Guest speakers like Magic Johnson and Dave Bing, both former basketball stars and successful businessmen (Mr. Bing is also the mayor of Detroit), are enlisted along with executives from Quicken Loans to help participants articulate business concepts, test feasibility and analyze financials.
Bizdom U has been likened to NBC’s hit show “The Apprentice” because students are expected to prove themselves in real-world situations. To teach sales and marketing, Bizdom U entrepreneurs must sell memberships to the Detroit Zoo. They engage in “painstorming” exercises, identifying daily hardships that might be alleviated by a new product or service.
“We wanted people to be living and breathing their businesses,” said Ross Sanders, executive director of Bizdom U. “They learn by doing.”
Central to the experience is a value system developed by Mr. Gilbert that he calls his “isms.” They are a series of 18 principles that define the culture of excellence Mr. Gilbert wishes to breed. For example, instead of asking what “they” are doing to solve problems, Mr. Gilbert’s employees and students are encouraged to consider what “we” can do to help.
Mr. Sanders, who has worked for Mr. Gilbert for 15 years, thinks this ethos is the reason Quicken Loans has been named to Fortune Magazine’s “100 Best Companies to Work For” list for the last seven years. He said he tried to instill the same passion and pride at Bizdom U.
“You can go to any program to learn financials,” he said. “Our formula for success is training the right people in our culture and our philosophies and helping them every step of the way.”
To nascent capitalists with promising business plans, Bizdom U offers up to $100,000 in grant money, as well as eight additional months of mentoring and consulting. Mr. Gilbert attends nearly every pitch for Bizdom U grants to encourage and challenge each entrepreneur.

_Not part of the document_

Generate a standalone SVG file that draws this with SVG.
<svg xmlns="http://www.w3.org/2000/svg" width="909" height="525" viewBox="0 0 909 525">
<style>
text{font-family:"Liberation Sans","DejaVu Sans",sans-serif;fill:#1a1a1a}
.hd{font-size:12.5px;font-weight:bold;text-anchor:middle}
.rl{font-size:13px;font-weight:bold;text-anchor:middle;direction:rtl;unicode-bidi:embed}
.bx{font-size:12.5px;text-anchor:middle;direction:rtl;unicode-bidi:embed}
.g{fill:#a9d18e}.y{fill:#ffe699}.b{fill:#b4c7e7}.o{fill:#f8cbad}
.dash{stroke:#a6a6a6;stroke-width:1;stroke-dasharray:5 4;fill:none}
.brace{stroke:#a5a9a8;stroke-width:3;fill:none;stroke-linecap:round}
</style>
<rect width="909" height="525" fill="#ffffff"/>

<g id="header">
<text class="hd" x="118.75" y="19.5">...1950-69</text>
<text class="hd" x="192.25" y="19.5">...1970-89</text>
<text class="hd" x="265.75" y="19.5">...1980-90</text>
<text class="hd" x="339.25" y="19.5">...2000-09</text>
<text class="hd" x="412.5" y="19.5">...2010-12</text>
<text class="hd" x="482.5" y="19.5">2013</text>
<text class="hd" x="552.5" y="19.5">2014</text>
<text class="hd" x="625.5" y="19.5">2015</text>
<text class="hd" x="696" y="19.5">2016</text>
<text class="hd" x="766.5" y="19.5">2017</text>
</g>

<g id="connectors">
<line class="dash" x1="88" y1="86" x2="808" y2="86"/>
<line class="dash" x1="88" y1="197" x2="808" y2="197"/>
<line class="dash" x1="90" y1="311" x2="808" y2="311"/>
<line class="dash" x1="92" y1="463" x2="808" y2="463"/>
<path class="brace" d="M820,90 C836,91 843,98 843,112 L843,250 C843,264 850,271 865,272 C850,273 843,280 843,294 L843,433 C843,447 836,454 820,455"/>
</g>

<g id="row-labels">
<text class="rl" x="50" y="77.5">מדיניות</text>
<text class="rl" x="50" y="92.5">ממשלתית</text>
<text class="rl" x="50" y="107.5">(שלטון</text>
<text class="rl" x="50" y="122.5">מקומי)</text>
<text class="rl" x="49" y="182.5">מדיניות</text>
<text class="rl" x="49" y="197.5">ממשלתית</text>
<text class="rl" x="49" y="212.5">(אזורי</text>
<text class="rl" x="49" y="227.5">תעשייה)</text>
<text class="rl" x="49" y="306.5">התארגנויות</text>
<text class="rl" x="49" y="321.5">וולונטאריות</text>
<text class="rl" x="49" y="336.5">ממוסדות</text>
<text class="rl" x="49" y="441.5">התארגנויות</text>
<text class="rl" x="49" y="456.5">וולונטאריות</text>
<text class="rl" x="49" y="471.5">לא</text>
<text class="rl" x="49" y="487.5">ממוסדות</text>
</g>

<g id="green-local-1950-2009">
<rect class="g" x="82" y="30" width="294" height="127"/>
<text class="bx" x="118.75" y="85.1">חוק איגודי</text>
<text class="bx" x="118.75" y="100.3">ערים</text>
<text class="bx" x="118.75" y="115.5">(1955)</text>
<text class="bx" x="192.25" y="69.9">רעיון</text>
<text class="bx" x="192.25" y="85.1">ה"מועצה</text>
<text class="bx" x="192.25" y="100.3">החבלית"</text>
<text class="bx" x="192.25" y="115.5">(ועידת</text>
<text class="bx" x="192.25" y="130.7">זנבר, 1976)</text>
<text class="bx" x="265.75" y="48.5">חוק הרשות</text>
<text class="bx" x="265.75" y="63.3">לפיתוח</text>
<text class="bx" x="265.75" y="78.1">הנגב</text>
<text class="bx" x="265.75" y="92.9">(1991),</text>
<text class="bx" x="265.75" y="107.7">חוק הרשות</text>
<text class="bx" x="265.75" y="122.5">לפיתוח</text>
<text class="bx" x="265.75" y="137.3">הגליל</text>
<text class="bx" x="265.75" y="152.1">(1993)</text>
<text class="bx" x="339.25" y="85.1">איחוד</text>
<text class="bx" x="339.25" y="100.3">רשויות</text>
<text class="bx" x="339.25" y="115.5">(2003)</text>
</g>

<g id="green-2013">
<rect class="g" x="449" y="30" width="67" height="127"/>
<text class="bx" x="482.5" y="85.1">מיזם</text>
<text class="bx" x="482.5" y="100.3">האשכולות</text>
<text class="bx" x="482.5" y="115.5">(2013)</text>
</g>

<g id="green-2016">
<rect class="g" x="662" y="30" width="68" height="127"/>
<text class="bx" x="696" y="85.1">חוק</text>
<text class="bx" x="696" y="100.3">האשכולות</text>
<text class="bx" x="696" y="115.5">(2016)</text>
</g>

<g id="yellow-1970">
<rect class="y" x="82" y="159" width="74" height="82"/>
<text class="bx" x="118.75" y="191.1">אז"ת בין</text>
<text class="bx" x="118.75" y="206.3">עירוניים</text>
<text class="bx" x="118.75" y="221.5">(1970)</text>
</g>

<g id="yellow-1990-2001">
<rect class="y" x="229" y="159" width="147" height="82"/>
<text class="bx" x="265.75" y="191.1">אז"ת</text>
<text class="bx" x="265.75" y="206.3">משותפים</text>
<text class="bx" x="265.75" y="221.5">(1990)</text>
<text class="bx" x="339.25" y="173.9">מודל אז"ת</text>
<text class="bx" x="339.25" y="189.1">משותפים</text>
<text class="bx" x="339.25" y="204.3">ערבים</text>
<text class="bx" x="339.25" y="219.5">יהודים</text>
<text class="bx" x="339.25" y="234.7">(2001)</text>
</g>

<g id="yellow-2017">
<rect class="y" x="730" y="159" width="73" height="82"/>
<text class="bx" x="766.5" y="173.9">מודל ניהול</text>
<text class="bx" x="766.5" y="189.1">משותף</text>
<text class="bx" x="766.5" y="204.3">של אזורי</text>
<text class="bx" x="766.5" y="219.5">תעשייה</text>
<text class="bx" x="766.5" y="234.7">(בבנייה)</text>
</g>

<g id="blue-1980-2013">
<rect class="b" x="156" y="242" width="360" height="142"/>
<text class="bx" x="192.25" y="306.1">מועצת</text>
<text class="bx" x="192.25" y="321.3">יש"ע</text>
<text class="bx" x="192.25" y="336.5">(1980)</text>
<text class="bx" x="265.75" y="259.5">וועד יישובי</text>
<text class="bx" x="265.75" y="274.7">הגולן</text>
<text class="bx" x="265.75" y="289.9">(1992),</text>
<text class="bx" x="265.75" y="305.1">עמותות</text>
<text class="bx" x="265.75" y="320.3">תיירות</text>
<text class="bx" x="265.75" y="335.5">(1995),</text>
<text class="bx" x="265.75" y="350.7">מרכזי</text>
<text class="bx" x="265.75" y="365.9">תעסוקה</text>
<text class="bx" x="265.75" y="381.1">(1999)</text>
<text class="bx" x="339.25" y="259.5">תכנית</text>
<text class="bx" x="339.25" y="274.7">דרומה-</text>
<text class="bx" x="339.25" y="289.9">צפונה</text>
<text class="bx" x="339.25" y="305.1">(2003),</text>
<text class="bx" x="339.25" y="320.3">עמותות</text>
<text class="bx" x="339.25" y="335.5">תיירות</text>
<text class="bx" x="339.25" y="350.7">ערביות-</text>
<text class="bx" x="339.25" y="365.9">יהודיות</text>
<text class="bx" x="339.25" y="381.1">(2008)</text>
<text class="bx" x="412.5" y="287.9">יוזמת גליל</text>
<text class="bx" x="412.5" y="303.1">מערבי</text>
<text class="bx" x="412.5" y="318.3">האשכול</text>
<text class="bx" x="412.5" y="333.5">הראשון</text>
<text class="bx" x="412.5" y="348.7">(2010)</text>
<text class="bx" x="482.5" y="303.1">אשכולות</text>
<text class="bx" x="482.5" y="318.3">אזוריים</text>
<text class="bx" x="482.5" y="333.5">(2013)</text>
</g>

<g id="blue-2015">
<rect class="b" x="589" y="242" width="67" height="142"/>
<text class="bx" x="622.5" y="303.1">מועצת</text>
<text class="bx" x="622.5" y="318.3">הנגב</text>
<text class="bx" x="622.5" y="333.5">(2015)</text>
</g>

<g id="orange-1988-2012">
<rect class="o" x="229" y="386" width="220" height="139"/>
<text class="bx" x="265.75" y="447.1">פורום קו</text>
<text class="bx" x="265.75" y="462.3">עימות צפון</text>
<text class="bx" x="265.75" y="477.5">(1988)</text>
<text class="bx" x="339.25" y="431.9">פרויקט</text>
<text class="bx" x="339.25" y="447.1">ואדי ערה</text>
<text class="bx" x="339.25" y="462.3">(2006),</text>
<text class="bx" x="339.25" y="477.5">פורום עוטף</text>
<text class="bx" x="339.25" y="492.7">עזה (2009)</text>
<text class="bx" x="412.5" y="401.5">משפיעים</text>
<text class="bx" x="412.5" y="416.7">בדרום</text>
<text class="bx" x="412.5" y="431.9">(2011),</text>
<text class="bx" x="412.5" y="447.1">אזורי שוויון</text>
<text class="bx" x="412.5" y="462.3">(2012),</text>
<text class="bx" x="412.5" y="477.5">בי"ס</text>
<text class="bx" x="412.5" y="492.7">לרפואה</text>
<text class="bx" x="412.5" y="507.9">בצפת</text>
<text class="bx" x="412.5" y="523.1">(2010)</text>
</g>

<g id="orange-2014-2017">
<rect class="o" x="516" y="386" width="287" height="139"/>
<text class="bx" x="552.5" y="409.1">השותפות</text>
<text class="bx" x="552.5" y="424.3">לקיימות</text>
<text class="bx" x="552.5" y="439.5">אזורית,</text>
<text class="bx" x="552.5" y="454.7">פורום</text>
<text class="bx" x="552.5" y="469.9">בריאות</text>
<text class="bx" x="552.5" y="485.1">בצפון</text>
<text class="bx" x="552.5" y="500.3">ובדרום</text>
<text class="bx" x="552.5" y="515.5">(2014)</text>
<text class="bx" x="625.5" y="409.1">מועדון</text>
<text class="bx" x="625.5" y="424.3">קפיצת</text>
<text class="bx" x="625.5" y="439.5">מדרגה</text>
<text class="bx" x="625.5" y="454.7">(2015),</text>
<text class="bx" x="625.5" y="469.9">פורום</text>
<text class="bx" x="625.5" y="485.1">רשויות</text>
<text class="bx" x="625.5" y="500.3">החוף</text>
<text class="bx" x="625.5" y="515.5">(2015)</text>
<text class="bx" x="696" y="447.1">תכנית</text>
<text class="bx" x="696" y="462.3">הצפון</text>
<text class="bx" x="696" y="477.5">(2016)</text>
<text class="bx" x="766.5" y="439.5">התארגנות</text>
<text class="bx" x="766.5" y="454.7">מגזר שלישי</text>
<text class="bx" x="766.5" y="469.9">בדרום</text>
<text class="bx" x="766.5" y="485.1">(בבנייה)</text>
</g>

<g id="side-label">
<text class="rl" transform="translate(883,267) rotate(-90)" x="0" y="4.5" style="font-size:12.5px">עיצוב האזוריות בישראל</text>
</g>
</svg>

The process, said Jon Baugh, a 29-year-old Bizdom U entrepreneur who founded Dermanaut, which offers a streamlined electronic medical records system for dermatologists, produces companies that are more likely to grow and hire employees. Mr. Gilbert and Mr. Sanders, he said, “are looking at the long-term vision, with the bottom line benefiting the city of Detroit.”
Bizdom U’s goal is to be self-sustaining. Mr. Gilbert has pledged up to $10 million to establish the nonprofit organization, which costs about $1 million a year to operate. Going forward, the plan is for the program to rely on funds derived from participants.

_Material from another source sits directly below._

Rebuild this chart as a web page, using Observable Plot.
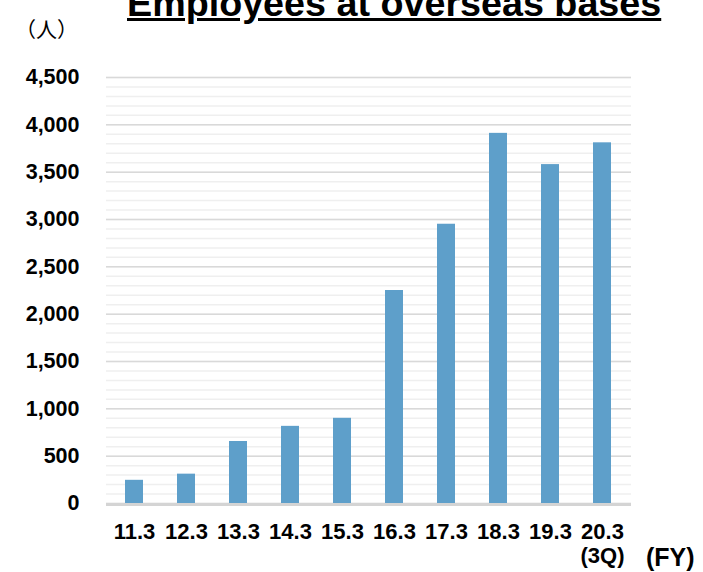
<!DOCTYPE html>
<html><head><meta charset="utf-8">
<script src="https://cdn.jsdelivr.net/npm/d3@7"></script>
<script src="https://cdn.jsdelivr.net/npm/@observablehq/plot@0.6"></script>
<style>
html,body{margin:0;padding:0;background:#fff;}
#wrap{position:relative;width:703px;height:572px;overflow:hidden;font-family:"Liberation Sans",Arial,sans-serif;color:#000;}
#chart{position:absolute;left:0;top:0;}
#title{position:absolute;left:127px;top:-14.7px;font-size:37.7px;line-height:1;font-weight:bold;text-decoration:underline;white-space:nowrap;}
#unit{position:absolute;left:15px;top:18px;font-family:"Noto Sans CJK JP";font-size:21px;line-height:1;white-space:nowrap;}
#fy{position:absolute;left:646px;top:545px;font-size:25px;font-weight:bold;line-height:1;white-space:nowrap;}
</style></head>
<body>
<div id="wrap">
  <div id="chart"></div>
  <div id="title">Employees at overseas bases</div>
  <div id="unit">（人）</div>
  <div id="fy">(FY)</div>
</div>
<script>
const years = ["11.3","12.3","13.3","14.3","15.3","16.3","17.3","18.3","19.3","20.3"];
const employees = [245, 310, 655, 815, 900, 2250, 2950, 3910, 3580, 3810];
const xLabels = ["11.3","12.3","13.3","14.3","15.3","16.3","17.3","18.3","19.3","20.3\n(3Q)"];
const yTicks = [0, 500, 1000, 1500, 2000, 2500, 3000, 3500, 4000, 4500];
const minorTicks = d3.range(0, 4501, 100);

const data = years.map((y, i) => ({year: y, value: employees[i]}));

const chart = Plot.plot({
  width: 703,
  height: 572,
  marginLeft: 106,
  marginRight: 72,
  marginTop: 77,
  marginBottom: 69,
  style: {fontFamily: "Liberation Sans, Arial, sans-serif", color: "#000", background: "#fff"},
  x: {domain: years, paddingInner: 0.65, paddingOuter: 0.325, axis: null},
  y: {domain: [0, 4500], axis: null},
  marks: [
    Plot.ruleY(minorTicks, {stroke: "#efefef", strokeWidth: 1.5}),
    Plot.ruleY(yTicks, {stroke: "#d9d9d9", strokeWidth: 1.5}),
    Plot.barY(data, {x: "year", y: "value", fill: "#5e9fca"}),
    Plot.ruleY([0], {stroke: "#d4d4d4", strokeWidth: 3, dy: 1}),
    Plot.axisX({label: null, tickSize: 0, tickPadding: 19, fontSize: 22, fontWeight: "bold", lineHeight: 1.08,
      tickFormat: d => xLabels[years.indexOf(d)]}),
    Plot.axisY({label: null, ticks: yTicks, tickSize: 0, tickPadding: 27, fontSize: 21.5, fontWeight: "bold",
      tickFormat: d3.format(",")})
  ]
});
document.getElementById("chart").appendChild(chart);
</script>
</body></html>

Investment returns on student companies will be funneled back into the program to finance subsequent classes. In return for its initial investment, Bizdom U takes possession of 66 percent of each concern, while the entrepreneur holds 33 percent. Once the entrepreneur pays back Bizdom U’s investment and interest, however, the percentages flip and the student assumes the 66 percent stake.
“It’s very favorable for the entrepreneur,” Mr. Tenenbaum said. “There’s no venture capital firm that would flip its equity positions when its initial investment had been paid back. That’s an astronomically charitable act.”

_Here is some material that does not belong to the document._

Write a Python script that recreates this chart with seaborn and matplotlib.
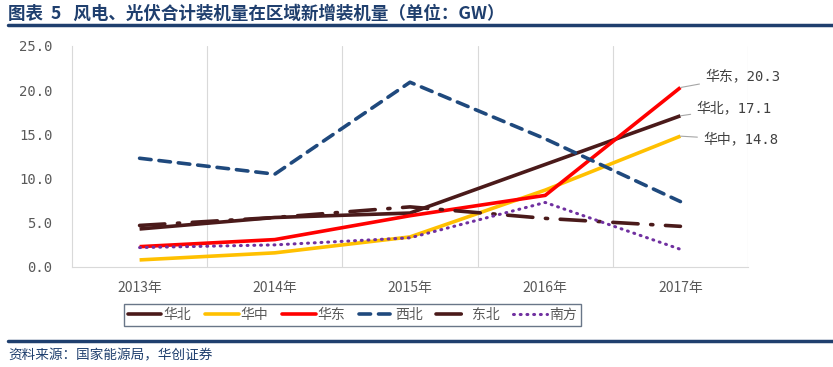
import pandas as pd
import matplotlib.pyplot as plt
import seaborn as sns
from matplotlib.lines import Line2D

# --- data (GW) ---
years = ['2013年', '2014年', '2015年', '2016年', '2017年']
huabei = [4.3, 5.6, 6.1, 11.6, 17.1]
huazhong = [0.8, 1.6, 3.4, 8.7, 14.8]
huadong = [2.3, 3.1, 5.8, 8.1, 20.3]
xibei = [12.3, 10.5, 20.9, 14.5, 7.4]
dongbei = [4.7, 5.6, 6.8, 5.5, 4.6]
nanfang = [2.2, 2.5, 3.3, 7.3, 2.0]

series = {'华北': huabei, '华中': huazhong, '华东': huadong,
          '西北': xibei, '东北': dongbei, '南方': nanfang}

rows = []
for name, vals in series.items():
    for i, v in enumerate(vals):
        rows.append({'region': name, 'x': i, 'value': v})
df = pd.DataFrame(rows)

sns.set_theme(style='white')
plt.rcParams['font.family'] = ['Noto Sans CJK SC', 'DejaVu Sans']
mono = ['DejaVu Sans Mono', 'Noto Sans CJK SC']

navy = '#1F3F6E'
brown = '#4A1A1A'
styles = {
    '华北': dict(color=brown, ls='-', lw=2.6),
    '华中': dict(color='#FFC000', ls='-', lw=2.6),
    '华东': dict(color='#FF0000', ls='-', lw=2.6),
    '西北': dict(color='#1F497D', ls=(0, (3.2, 2.2)), lw=2.6),
    '东北': dict(color=brown, ls=(0, (7, 3.5, 0.6, 3.5)), lw=2.6),
    '南方': dict(color='#7030A0', ls=(0, (0.3, 1.9)), lw=2.2),
}

fig = plt.figure(figsize=(8.33, 3.67), dpi=100)
ax = fig.add_axes([0.0864, 0.2725, 0.8116, 0.6022])

for name in series:
    st = styles[name]
    sns.lineplot(data=df[df.region == name], x='x', y='value', ax=ax,
                 color=st['color'], linestyle=st['ls'], linewidth=st['lw'],
                 legend=False, dash_capstyle='round', solid_capstyle='butt')

ax.set_xlim(-0.5, 4.5)
ax.set_ylim(0, 25)
ax.set_yticks([0, 5, 10, 15, 20, 25])
ax.set_yticklabels([f'{v:.1f}' for v in [0, 5, 10, 15, 20, 25]],
                   family=mono)
ax.set_xticks(range(5))
ax.set_xticklabels(years)
ax.set_xlabel('')
ax.set_ylabel('')
ax.tick_params(axis='both', length=0, labelsize=10, colors='#595959')
ax.tick_params(axis='y', pad=14)
ax.tick_params(axis='x', pad=10)
for x in [0.5, 1.5, 2.5, 3.5, 4.5]:
    ax.axvline(x, color='#D9D9D9', lw=0.8, zorder=0)
for s in ['top', 'right']:
    ax.spines[s].set_visible(False)
ax.spines['left'].set_color('#D9D9D9')
ax.spines['bottom'].set_color('#D9D9D9')
ax.spines['left'].set_linewidth(0.8)
ax.spines['bottom'].set_linewidth(0.8)

# end labels
labels = [('华东', huadong[-1], 4.185, 21.6),
          ('华北', huabei[-1], 4.12, 18.0),
          ('华中', huazhong[-1], 4.17, 14.4)]
for name, v, tx, ty in labels:
    ax.annotate(f'{name}，{v:.1f}', xy=(4, v), xytext=(tx, ty),
                textcoords='data', fontsize=10, color='#404040', va='center',
                family=mono, annotation_clip=False,
                arrowprops=dict(arrowstyle='-', color='#A6A6A6', lw=0.8,
                                shrinkA=2, shrinkB=0))

# legend
handles = []
for name in series:
    st = styles[name]
    handles.append(Line2D([0], [0], color=st['color'], ls=st['ls'], lw=st['lw'],
                          dash_capstyle='round'))
leg = fig.legend(handles, list(series.keys()), loc='center', ncol=6,
                 bbox_to_anchor=(0.423, 0.142), frameon=True, fontsize=10,
                 handlelength=2.4, handletextpad=0.15, columnspacing=1.0,
                 borderpad=0.3, fancybox=False)
leg.get_frame().set_edgecolor('#44546A')
leg.get_frame().set_linewidth(1.0)
for t in leg.get_texts():
    t.set_color('#595959')

# header / footer
fig.text(0.01, 0.962, '图表  5   风电、光伏合计装机量在区域新增装机量（单位：GW）',
         fontsize=12.6, fontweight='bold', color=navy, va='center')
fig.add_artist(Line2D([0.01, 1.0], [0.932, 0.932], color=navy, lw=2.5))
fig.add_artist(Line2D([0.01, 1.0], [0.07, 0.07], color=navy, lw=2.5))
fig.text(0.01, 0.032, '资料来源：国家能源局，华创证券', fontsize=9.8,
         style='italic', color=navy, va='center')

fig.savefig('out.png', dpi=100)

Of Bizdom U’s 37 graduates, 10 will have companies up and running by next month. To date none is profitable, but to open doors, Mr. Gilbert provides access to his contacts and encourages executives from his companies to do the same. One of his protégés is Mr. Moore.
At Bizdom U, Mr. Moore revisited his fervor for footwear, developing a Web-based venture, Jimmy Kicks, that produces limited-edition sneakers designed by devotees of hip-hop style. Anyone can upload blank templates from the Jimmy Kicks site and create blueprints for original shoes.
Users vote on worthy drafts and the winners of quarterly contests receive $500. Their sneakers are then manufactured in numbered pairs and sold on the site for $79.99, more than four times the cost of production. Mr. Moore carries no inventory; his overseas manufacturer ships shoes directly to customers around the globe.
Mr. Moore has plans to design a collector’s item shoe for Mr. Gilbert’s Cavaliers, and he also expects to organize sneaker release parties at Quicken Loans Arena in Cleveland.